Novo’s interrogation of the tension created by the differing agendas of the artist and the state seemed to be a direct inheritance from the generations preceding him, but there was something new in both his approach to and execution of the ideas that informed the work. I spent the past two decades in close contact with the artists who I met while living in Havana from 2004 to 2006—a critical juncture in the history of the island marked by the last years of Fidel Castro and the final dismantling of the ideological facade built under his leadership, exacerbated by a dire economic situation. Born in the early days of the revolution, trained in the National Art Schools system established in 1961, these artists reached artistic maturity at the height of the crisis.

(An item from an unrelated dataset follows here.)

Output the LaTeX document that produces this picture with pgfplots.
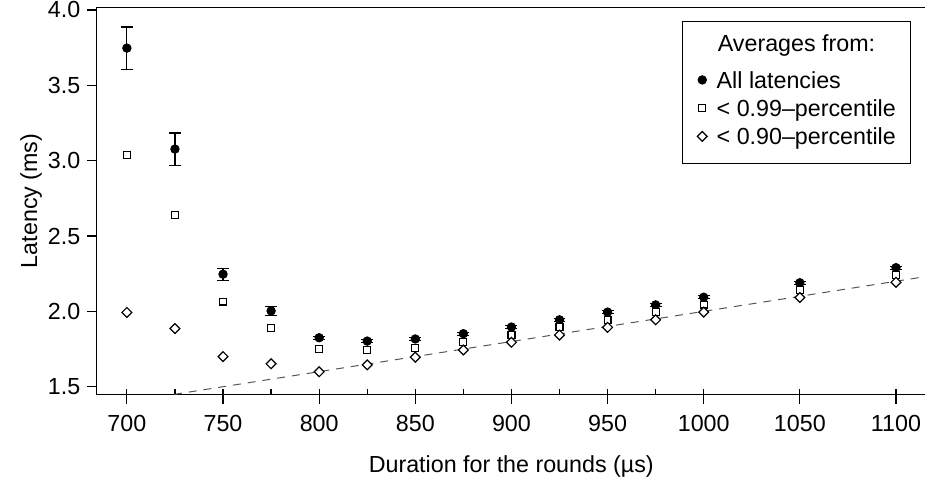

No strangers to censorship, they often mined their country’s political and social systems to expose their effects on the lives of citizens. These artists now known as “Special Period Artists” (from the “Special Period in the Time of Peace,” an economic, social, and spiritual crisis brought on by the fall of the Soviet Union) developed artistic strategies for producing art in a fluctuating and often hostile environment. Dissension and repression were among the common themes associated with their work, eventually leading to clichéd readings. Whereas much of the discourse centered on the island itself, the critical account of the story is more nuanced than the literature reflects. With this project, I am proposing a formalist redirection away from the island and toward the artist, the artistic process, and choices made in that pursuit.
As many of the artists have left Cuba, I traveled to ask them the following questions: What is Cuban art that is not produced in Cuba? How, if at all, has your artistic process changed since departing the island? What aspects of your formal training in Cuba’s National Art Schools system do you continue to carry forth? Does censorship—official or self-imposed—factor into what you produce? How much autonomy do you have in deciding what you create?

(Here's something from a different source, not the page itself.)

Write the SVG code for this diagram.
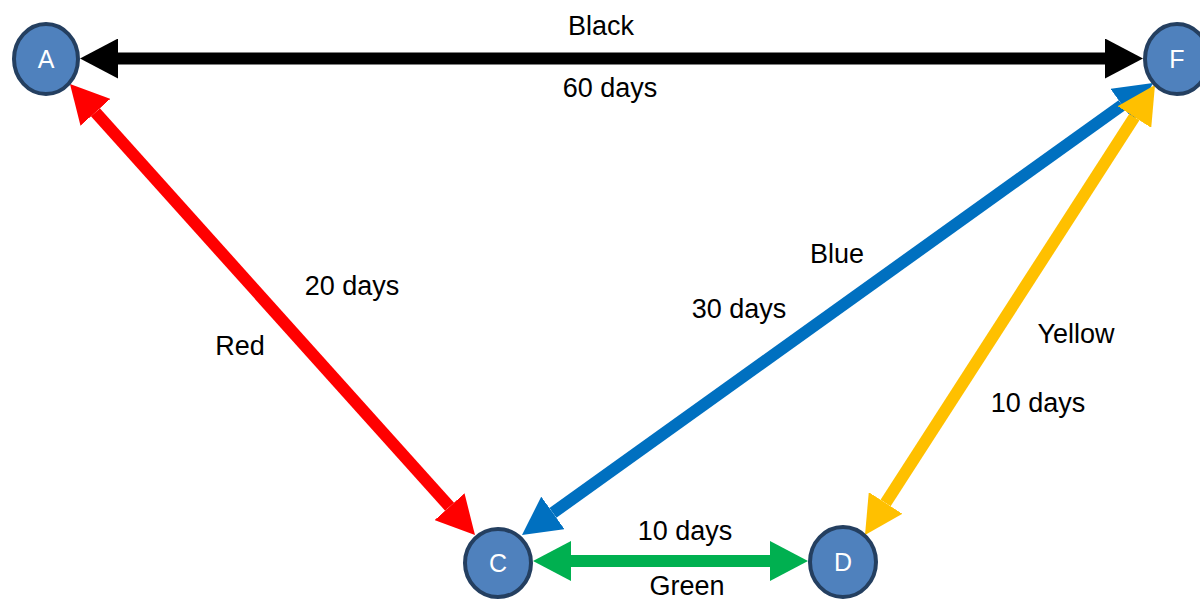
<svg xmlns="http://www.w3.org/2000/svg" width="1200" height="601" viewBox="0 0 1200 601">
<style>
.lbl{font-family:"Liberation Sans",Arial,sans-serif;font-size:27px;fill:#000;text-anchor:middle}
.node circle,.node ellipse{fill:#4F81BD;stroke:#243F60;stroke-width:4}
.node text{font-family:"Liberation Sans",Arial,sans-serif;font-size:25px;fill:#fff;text-anchor:middle}
.edge{fill:none;stroke-width:12}
</style>
<defs>
<marker id="hK" viewBox="0 0 38 40" refX="0" refY="20" markerWidth="38" markerHeight="40" markerUnits="userSpaceOnUse" orient="auto-start-reverse"><path d="M0,0 L38,20 L0,40 z" fill="#000"/></marker>
<marker id="hR" viewBox="0 0 38 40" refX="0" refY="20" markerWidth="38" markerHeight="40" markerUnits="userSpaceOnUse" orient="auto-start-reverse"><path d="M0,0 L38,20 L0,40 z" fill="#FF0000"/></marker>
<marker id="hB" viewBox="0 0 38 40" refX="0" refY="20" markerWidth="38" markerHeight="40" markerUnits="userSpaceOnUse" orient="auto-start-reverse"><path d="M0,0 L38,20 L0,40 z" fill="#0070C0"/></marker>
<marker id="hY" viewBox="0 0 38 40" refX="0" refY="20" markerWidth="38" markerHeight="40" markerUnits="userSpaceOnUse" orient="auto-start-reverse"><path d="M0,0 L38,20 L0,40 z" fill="#FFC000"/></marker>
<marker id="hG" viewBox="0 0 38 40" refX="0" refY="20" markerWidth="38" markerHeight="40" markerUnits="userSpaceOnUse" orient="auto-start-reverse"><path d="M0,0 L38,20 L0,40 z" fill="#00B050"/></marker>
</defs>
<g id="connectors">
<line class="edge" x1="118" y1="58.5" x2="1105" y2="58.5" stroke="#000" marker-start="url(#hK)" marker-end="url(#hK)"/>
<line class="edge" x1="95.4" y1="112.3" x2="449.6" y2="506.7" stroke="#FF0000" marker-start="url(#hR)" marker-end="url(#hR)"/>
<line class="edge" x1="1122.1" y1="105.1" x2="552.9" y2="512.9" stroke="#0070C0" marker-start="url(#hB)" marker-end="url(#hB)"/>
<line class="edge" x1="1134.4" y1="117" x2="885.6" y2="503" stroke="#FFC000" marker-start="url(#hY)" marker-end="url(#hY)"/>
<line class="edge" x1="571" y1="561" x2="770" y2="561" stroke="#00B050" marker-start="url(#hG)" marker-end="url(#hG)"/>
</g>
<g id="labels">
<text class="lbl" x="601" y="35">Black</text>
<text class="lbl" x="610" y="97">60 days</text>
<text class="lbl" x="352" y="295">20 days</text>
<text class="lbl" x="240" y="355">Red</text>
<text class="lbl" x="837" y="263">Blue</text>
<text class="lbl" x="739" y="318">30 days</text>
<text class="lbl" x="1076" y="343">Yellow</text>
<text class="lbl" x="1038" y="412">10 days</text>
<text class="lbl" x="685" y="540">10 days</text>
<text class="lbl" x="687" y="595">Green</text>
</g>
<g id="node-A" class="node"><ellipse cx="46" cy="59" rx="32" ry="35"/><text x="46" y="68">A</text></g>
<g id="node-F" class="node"><ellipse cx="1177" cy="59" rx="32" ry="35"/><text x="1177" y="68">F</text></g>
<g id="node-C" class="node"><ellipse cx="498" cy="563" rx="33" ry="34"/><text x="498" y="572">C</text></g>
<g id="node-D" class="node"><ellipse cx="843" cy="562" rx="33" ry="35"/><text x="843" y="571">D</text></g>
</svg>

Michel Peréz Pollo, Ojos / Eyes, 2024, oil on linen, collection of the artist. Photo: Courtesy the artist
In early May, I traveled to Madrid to meet with Cuban artists now residing there, along with a younger generation of artists working in paint, a medium I rarely encountered while living in Havana. I realized that the way to tell the story was in connecting them across generations via the fact that they were born and trained on the island and were using similar strategies to conceive and execute their work.
Studio visits and in-depth conversations were conducted with Alexandre Arrechea; Yoan Capote; René Francisco and Eduardo Ponjuán (both as artists and professors at the Instituto Superior de Arte [ISA]); Carlos Garaicoa, Lorena Gutierrez Camejo, Kadir López, Sandra Ramos, and Dagoberto Rodríguez, all of whom I’ve known since my time living in Havana; along with artists I just met, including Alejandro Campins, Gabriel Cisneros, Osvaldo González, Michel Peréz Pollo, Victor Piverno, José Yaque, and Ariel Cabrera (currently in New Jersey) and Alejandro Pineiro Bello (currently in Florida). I will continue my research by traveling to Mexico City to meet with Flavio Garciandía, a Cuban artist of the generation before the Special Period, a professor at ISA, and the mentor and professor who instructed almost all the artists mentioned here.

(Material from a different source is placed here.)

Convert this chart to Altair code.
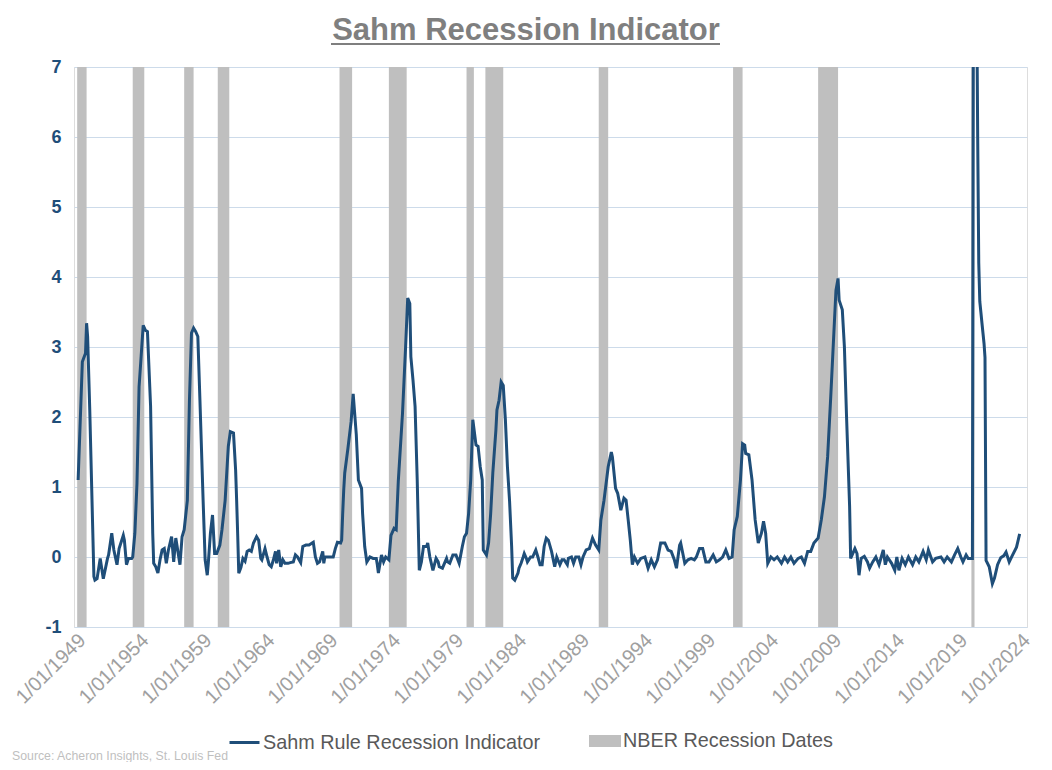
import altair as alt
import pandas as pd

TITLE = "Sahm Recession Indicator"
SOURCE = "Source: Acheron Insights, St. Louis Fed"
LINE_NAME = "Sahm Rule Recession Indicator"
BAND_NAME = "NBER Recession Dates"

dates = [
    "1949-03", "1949-07", "1949-10", "1949-11", "1949-12", "1950-02", "1950-06", "1950-07", "1950-09", "1950-12",
    "1951-03", "1951-07", "1951-08", "1951-11", "1952-01", "1952-04", "1952-06", "1952-10", "1952-11", "1953-01",
    "1953-03", "1953-06", "1953-07", "1953-09", "1953-11", "1954-01", "1954-03", "1954-05", "1954-07", "1954-09",
    "1954-12", "1955-02", "1955-03", "1955-05", "1955-07", "1955-09", "1955-11", "1956-01", "1956-03", "1956-05",
    "1956-08", "1956-10", "1956-12", "1957-04", "1957-06", "1957-08", "1957-11", "1958-01", "1958-03", "1958-05",
    "1958-07", "1958-09", "1958-11", "1959-02", "1959-04", "1959-06", "1959-07", "1959-09", "1959-11", "1960-01",
    "1960-03", "1960-06", "1960-08", "1960-11", "1961-02", "1961-04", "1961-07", "1961-09", "1961-10", "1961-11",
    "1961-12", "1962-02", "1962-04", "1962-06", "1962-08", "1962-10", "1962-12", "1963-02", "1963-05", "1963-07",
    "1963-09", "1963-10", "1964-01", "1964-03", "1964-05", "1964-07", "1964-09", "1964-11", "1964-12", "1965-02",
    "1965-04", "1965-06", "1965-08", "1965-11", "1966-01", "1966-04", "1966-06", "1966-08", "1966-11", "1967-01",
    "1967-04", "1967-07", "1967-11", "1968-01", "1968-03", "1968-05", "1968-08", "1968-09", "1968-10", "1969-02",
    "1969-06", "1969-08", "1969-10", "1970-01", "1970-02", "1970-03", "1970-04", "1970-05", "1970-08", "1970-11",
    "1971-01", "1971-04", "1971-06", "1971-09", "1971-10", "1971-12", "1972-02", "1972-05", "1972-08", "1972-11",
    "1972-12", "1973-01", "1973-04", "1973-06", "1973-08", "1973-11", "1974-01", "1974-04", "1974-06", "1974-08",
    "1974-12", "1975-03", "1975-05", "1975-07", "1975-08", "1975-10", "1975-12", "1976-02", "1976-04", "1976-06",
    "1976-08", "1976-11", "1976-12", "1977-02", "1977-05", "1977-08", "1977-10", "1977-11", "1978-02", "1978-06",
    "1978-07", "1978-09", "1978-12", "1979-03", "1979-06", "1979-09", "1979-11", "1980-01", "1980-03", "1980-05",
    "1980-07", "1980-09", "1980-10", "1980-12", "1981-02", "1981-04", "1981-05", "1981-08", "1981-10", "1981-12",
    "1982-02", "1982-05", "1982-06", "1982-08", "1982-10", "1982-12", "1983-02", "1983-04", "1983-06", "1983-08",
    "1983-09", "1983-11", "1984-02", "1984-03", "1984-05", "1984-07", "1984-08", "1984-10", "1984-11", "1985-02",
    "1985-04", "1985-07", "1985-09", "1985-11", "1986-01", "1986-03", "1986-05", "1986-07", "1986-10", "1987-01",
    "1987-03", "1987-06", "1987-08", "1987-10", "1988-01", "1988-02", "1988-05", "1988-07", "1988-09", "1988-12",
    "1989-02", "1989-04", "1989-07", "1989-10", "1990-01", "1990-04", "1990-07", "1990-09", "1990-12", "1991-04",
    "1991-07", "1991-08", "1991-11", "1992-01", "1992-04", "1992-07", "1992-09", "1992-11", "1993-01", "1993-03",
    "1993-05", "1993-08", "1993-11", "1994-03", "1994-06", "1994-09", "1994-12", "1995-03", "1995-06", "1995-10",
    "1996-01", "1996-04", "1996-07", "1996-09", "1996-12", "1997-01", "1997-05", "1997-08", "1997-11", "1998-02",
    "1998-04", "1998-07", "1998-10", "1999-01", "1999-04", "1999-08", "1999-11", "2000-02", "2000-05", "2000-08",
    "2000-11", "2001-02", "2001-04", "2001-07", "2001-10", "2001-12", "2002-02", "2002-03", "2002-06", "2002-09",
    "2002-12", "2003-03", "2003-06", "2003-08", "2003-10", "2003-12", "2004-03", "2004-06", "2004-09", "2005-01",
    "2005-04", "2005-07", "2005-10", "2006-01", "2006-05", "2006-08", "2006-11", "2007-02", "2007-05", "2007-08",
    "2007-12", "2008-03", "2008-06", "2008-09", "2008-12", "2009-03", "2009-05", "2009-07", "2009-08", "2009-11",
    "2010-01", "2010-03", "2010-06", "2010-07", "2010-11", "2011-01", "2011-03", "2011-05", "2011-08", "2011-11",
    "2012-01", "2012-04", "2012-07", "2012-10", "2013-02", "2013-04", "2013-06", "2013-10", "2014-01", "2014-03",
    "2014-05", "2014-08", "2014-11", "2015-02", "2015-06", "2015-09", "2015-12", "2016-04", "2016-07", "2016-09",
    "2017-01", "2017-04", "2017-09", "2017-12", "2018-03", "2018-07", "2018-10", "2019-01", "2019-04", "2019-06",
    "2019-09", "2019-11", "2020-03", "2020-04", "2020-05", "2020-06", "2020-07", "2020-08", "2020-09", "2020-10",
    "2020-11", "2020-12", "2021-01", "2021-02", "2021-03", "2021-04", "2021-07", "2021-10", "2021-12", "2022-03",
    "2022-06", "2022-09", "2022-11", "2023-02", "2023-05", "2023-09", "2023-12",
]

values = [
    1.10, 2.79, 2.91, 3.34, 3.15, 2.10, -0.28, -0.33, -0.31, -0.02,
    -0.31, -0.02, 0.03, 0.34, 0.10, -0.11, 0.12, 0.31, 0.24, -0.11,
    -0.02, -0.02, 0.00, 0.34, 1.05, 2.43, 2.86, 3.31, 3.24, 3.22,
    2.15, 0.34, -0.09, -0.14, -0.23, -0.04, 0.10, 0.12, -0.09, 0.10,
    0.29, -0.07, 0.27, -0.11, 0.29, 0.39, 0.81, 2.24, 3.20, 3.27,
    3.22, 3.15, 2.24, 0.81, -0.04, -0.26, -0.09, 0.34, 0.60, 0.05,
    0.05, 0.17, 0.39, 0.81, 1.58, 1.79, 1.77, 1.24, 0.80, 0.30,
    -0.23, -0.15, -0.02, -0.06, 0.08, 0.10, 0.08, 0.20, 0.29, 0.24,
    -0.02, -0.04, 0.12, 0.00, -0.11, -0.14, -0.04, 0.08, -0.09, 0.10,
    -0.14, -0.04, -0.09, -0.09, -0.08, -0.07, 0.03, 0.00, -0.08, 0.15,
    0.17, 0.17, 0.21, 0.00, -0.09, -0.07, 0.08, -0.09, 0.00, 0.00,
    0.00, 0.12, 0.21, 0.20, 0.24, 0.60, 0.95, 1.20, 1.55, 1.93,
    2.33, 1.75, 1.10, 0.98, 0.62, 0.15, -0.07, 0.00, -0.02, -0.02,
    -0.11, -0.23, 0.03, -0.07, 0.00, -0.04, 0.31, 0.41, 0.39, 1.08,
    2.05, 3.00, 3.70, 3.62, 2.86, 2.53, 2.15, 1.10, -0.19, -0.07,
    0.15, 0.15, 0.20, 0.00, -0.19, -0.02, -0.07, -0.14, -0.16, -0.02,
    -0.07, -0.09, 0.03, 0.03, -0.09, 0.15, 0.29, 0.34, 0.62, 1.10,
    1.96, 1.72, 1.60, 1.58, 1.29, 1.10, 0.10, 0.03, 0.20, 0.62,
    1.20, 1.81, 2.10, 2.24, 2.50, 2.45, 1.96, 1.29, 0.81, 0.15,
    -0.30, -0.33, -0.23, -0.16, -0.09, 0.00, 0.05, -0.02, -0.07, 0.00,
    0.00, 0.10, 0.00, -0.11, -0.11, 0.15, 0.27, 0.24, 0.08, -0.14,
    0.00, -0.11, -0.04, -0.04, -0.11, -0.02, 0.00, -0.09, 0.00, 0.00,
    -0.11, 0.00, 0.10, 0.12, 0.27, 0.17, 0.10, 0.53, 0.81, 1.29,
    1.50, 1.43, 0.98, 0.91, 0.67, 0.84, 0.81, 0.53, 0.24, -0.11,
    0.00, -0.09, -0.02, 0.00, -0.16, -0.04, -0.14, -0.04, 0.20, 0.20,
    0.10, 0.08, -0.04, -0.16, 0.17, 0.20, -0.09, -0.04, -0.02, -0.04,
    0.00, 0.12, 0.12, -0.07, -0.07, 0.03, -0.07, -0.04, 0.00, 0.10,
    -0.02, 0.00, 0.39, 0.58, 1.10, 1.62, 1.60, 1.48, 1.46, 1.10,
    0.53, 0.20, 0.34, 0.51, 0.34, -0.09, 0.00, -0.04, 0.00, -0.09,
    0.00, -0.07, 0.00, -0.09, -0.02, 0.00, -0.09, 0.08, 0.08, 0.20,
    0.27, 0.53, 0.86, 1.43, 2.29, 3.20, 3.81, 3.98, 3.67, 3.53,
    3.00, 2.05, 0.72, -0.02, 0.12, 0.05, -0.26, -0.02, 0.01, -0.07,
    -0.16, -0.07, 0.00, -0.11, 0.10, -0.11, 0.00, -0.09, -0.19, 0.00,
    -0.19, -0.02, -0.11, 0.00, -0.11, 0.00, -0.07, 0.08, -0.04, 0.10,
    -0.07, -0.02, 0.00, -0.07, 0.00, -0.07, 0.03, 0.12, 0.00, -0.07,
    0.03, -0.02, -0.02, 9.00, 9.60, 9.50, 8.20, 6.00, 4.20, 3.65,
    3.50, 3.35, 3.20, 3.05, 2.85, -0.05, -0.14, -0.38, -0.30, -0.11,
    -0.01, 0.02, 0.07, -0.07, 0.02, 0.14, 0.33,
]

# NBER business-cycle peaks and troughs (first one starts where the data starts)
rec_peaks = ["1949-02", "1953-07", "1957-08", "1960-04", "1969-12", "1973-11",
             "1980-01", "1981-07", "1990-07", "2001-03", "2007-12", "2020-02"]
rec_troughs = ["1949-10", "1954-05", "1958-04", "1961-02", "1970-11", "1975-03",
               "1980-07", "1982-11", "1991-03", "2001-11", "2009-06", "2020-04"]

tick_years = list(range(1949, 2025, 5))
y_ticks = [-1, 0, 1, 2, 3, 4, 5, 6, 7]

line_df = pd.DataFrame({
    "date": pd.to_datetime(dates),
    "value": values,
    "series": LINE_NAME,
})
rec_df = pd.DataFrame({
    "start": pd.to_datetime(rec_peaks),
    "end": pd.to_datetime(rec_troughs) + pd.offsets.MonthBegin(1),
    "label": BAND_NAME,
})

FONT = "Liberation Sans"
NAVY = "#1f4e79"
BAND = "#bfbfbf"
W, H = 953, 560

x_scale = alt.Scale(domain=[alt.DateTime(year=1948, month=11, date=1),
                            alt.DateTime(year=2024, month=7, date=1)])
x_axis = alt.Axis(
    values=[alt.DateTime(year=y, month=1, date=1) for y in tick_years],
    format="%-m/%d/%Y", labelAngle=-45, labelAlign="right", labelBaseline="middle",
    labelFontSize=20, labelColor="#a0a0a0", labelFont=FONT, labelPadding=10,
    labelOffset=6, labelFlush=False, labelOverlap=False, labelBound=False,
    ticks=False, domain=False, grid=False, title=None,
)
y_axis = alt.Axis(
    values=y_ticks, grid=True, gridColor="#cddbea", gridWidth=1,
    ticks=False, domain=False, labelFontSize=18, labelFontWeight="bold",
    labelColor=NAVY, labelFont=FONT, labelPadding=13, title=None,
    labelExpr="'' + datum.value",
)

bands = alt.Chart(rec_df).mark_rect(clip=True).encode(
    x=alt.X("start:T", scale=x_scale, axis=x_axis),
    x2="end:T",
    fill=alt.Fill("label:N", scale=alt.Scale(domain=[BAND_NAME], range=[BAND]),
                  legend=alt.Legend(orient="none", legendX=515, legendY=658, title=None,
                                    padding=0, symbolType="M-1,-0.375H1V0.375H-1Z",
                                    symbolSize=1024, symbolStrokeWidth=0, symbolOpacity=1,
                                    labelFontSize=19.8, labelColor="#595959", labelFont=FONT,
                                    labelOffset=2, labelLimit=0)),
)

line = alt.Chart(line_df).mark_line(strokeWidth=3, clip=True).encode(
    x=alt.X("date:T", scale=x_scale, axis=x_axis),
    y=alt.Y("value:Q", scale=alt.Scale(domain=[-1, 7], nice=False, zero=False), axis=y_axis),
    stroke=alt.Stroke("series:N", scale=alt.Scale(domain=[LINE_NAME], range=[NAVY]),
                      legend=alt.Legend(orient="none", legendX=154, legendY=659, title=None,
                                        padding=0, symbolType="stroke", symbolSize=900,
                                        symbolStrokeWidth=3, labelFontSize=19.8,
                                        labelColor="#595959", labelFont=FONT, labelOffset=2,
                                        labelLimit=0)),
)

title = alt.Chart(pd.DataFrame({"t": [TITLE]})).mark_text(
    font=FONT, fontSize=31, fontWeight="bold", color="#7f7f7f",
    align="center", baseline="alphabetic",
).encode(text="t:N", x=alt.value(452), y=alt.value(-27))

underline = alt.Chart(pd.DataFrame({"t": [TITLE]})).mark_rule(
    color="#7f7f7f", strokeWidth=2,
).encode(x=alt.value(257), x2=alt.value(646), y=alt.value(-23))

source = alt.Chart(pd.DataFrame({"t": [SOURCE]})).mark_text(
    font=FONT, fontSize=12.3, color="#bfbfbf", align="left", baseline="alphabetic",
).encode(text="t:N", x=alt.value(-62), y=alt.value(693))

chart = alt.layer(bands, line, title, underline, source).resolve_scale(
    fill="independent", stroke="independent"
).properties(
    width=W, height=H,
    autosize=alt.AutoSizeParams(type="none"),
    padding={"left": 66, "top": 59, "right": 17, "bottom": 135},
).configure_view(stroke=None).configure(background="white")

chart.save("out.html", embed_options={"renderer": "svg", "actions": False})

What emerged from my discussions is the idea for an exhibition that takes as its framework (and title) the philosophical concept of Albedrío / Free Will. It will highlight the continuation of an artistic strategy embedded in the training in the Cuban art schools that runs through the work produced by the artists of the Special Period and beyond to the present generation. Situated between the binaries of determinism and indeterminism lies a galaxy of possibilities. For some, the concept presents itself as freedom from external influences and past events. For others, the idea creates an opening for the expansion of worlds yet to be imagined. In between everything and nothing is the space where the artist has free will to create. It is within this more nuanced narrative that I would like to reconsider the artistic production of those born and trained in Cuba during the late 20th and early 21st centuries.
Department of French Paintings, National Gallery of Art
Ailsa Mellon Bruce National Gallery of Art Sabbatical Fellow, 2024–2025
Michelle Bird is the curatorial associate in the National Gallery’s Department of French Paintings. She will continue her independent research for the proposed exhibition Albedrío / Free Will.